In November 2001, McGann announced he was quitting his role as Sean. The actor made his final screen appearance as Sean on 4 January 2002. Shortly after McGann departed Emmerdale, producers axed his character's family, saying they could not develop them any further.

==Development==
Sean was introduced as a haulage boss and "disgruntled rival" of Chris Tate (Peter Amory). He becomes determined to put Chris out of business and McGann commented "The town ain't big enough for the both of them. Sean is a ruthless and sly operator. He's going to employ all sorts of underhand tactics to get what he wants. This feud is going to run and run." Sean and his family later moved into the village and his wife Angie (Freya Copeland) suggested he and Chris become partners in Tate Haulage.
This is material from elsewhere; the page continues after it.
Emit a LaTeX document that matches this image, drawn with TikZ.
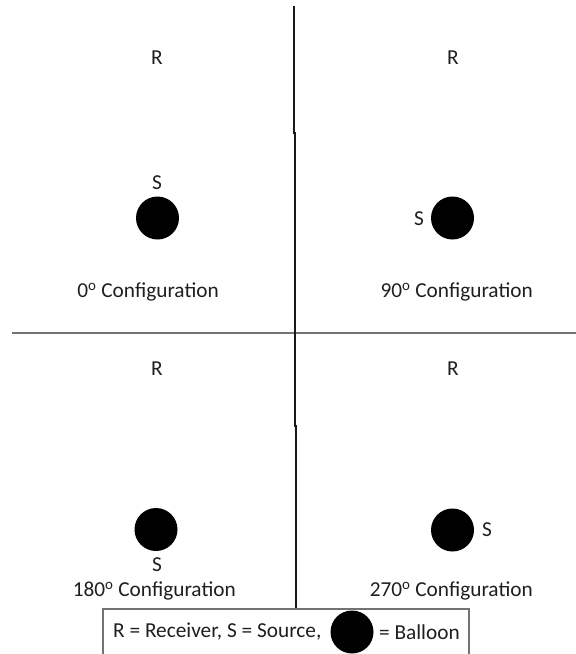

A writer for the Finnish television station, MTV3 described Sean as "a decent family man and hard-working employee." Inside Soap's Steven Murphy described Sean as "hard-nosed". McGann admitted he loved playing "the edginess" of his character, saying "If you are playing some doe-eyed hero it's cool but it's more fun to play baddies."

==Storylines==
Sean Reynolds first arrived in Emmerdale on 10 March 1999 and is later joined by his wife Angie, and two children Marc and Ollie. Sean settled down with his family in Emmerdale, and set up his own haulage firm. However, he found himself in stiff competition with rival businessman Chris Tate, who, like Sean, owned a successful haulage firm. Sean's stubbornness not to let Chris gain the upper-hand often got in the way of his own business, and there were several confrontations between Sean and Chris. At one point, Angie suggested that Sean become business partners with Chris, but Sean abruptly brushed this idea off.

In 2000, Sean started an affair with Tara Thornfield. This was discovered in January 2001 by his son Marc who subsequently told Angie. Sean was apologetic and claimed the affair was over, nevertheless Angie threw him out of the family home. After being assaulted by Angie in the Woolpack, Tara then left Emmerdale. Sean moved in with Terry and Carlos at Annie's Cottage. Angie later gave Sean another chance but he then discovered that she had been sleeping with Cain Dingle who blamed Sean for the death of his half-brother Butch in a bus crash. When Sean discovers Cain has also been sleeping with Ollie, he beats Cain up in the street. Cain reports Sean to the police and he is arrested for assault. When Tara returns to the village, she and Sean become close again. After Marc is imprisoned for a hit-and-run accident in which his headmistress Barbara Strickland is killed, Sean decides to leave the village and gets a new job in Cheshire. After getting Chris to buy him out of the haulage firm, he drives out of the village and discovers Tara leaving the village on foot. He picks her up and they drive off together to Cheshire. Five years later, it is revealed that Sean and Tara have married.

==Reception==
In August 2002, McGann was nominated for an Echo Entertainment Award for his portrayal of Sean. Billy Sloan of the Sunday Mail said McGann's character "achieved notoriety when he had a steamy, marriage-wrecking affair with upper-crust Lady Tara Thornfield". The Daily Mirror's Sally Morgan branded Sean a "love-cheat husband with a selfish streak who cared little for his own kids." While Tim Randall of the Daily Record called him a "love rat".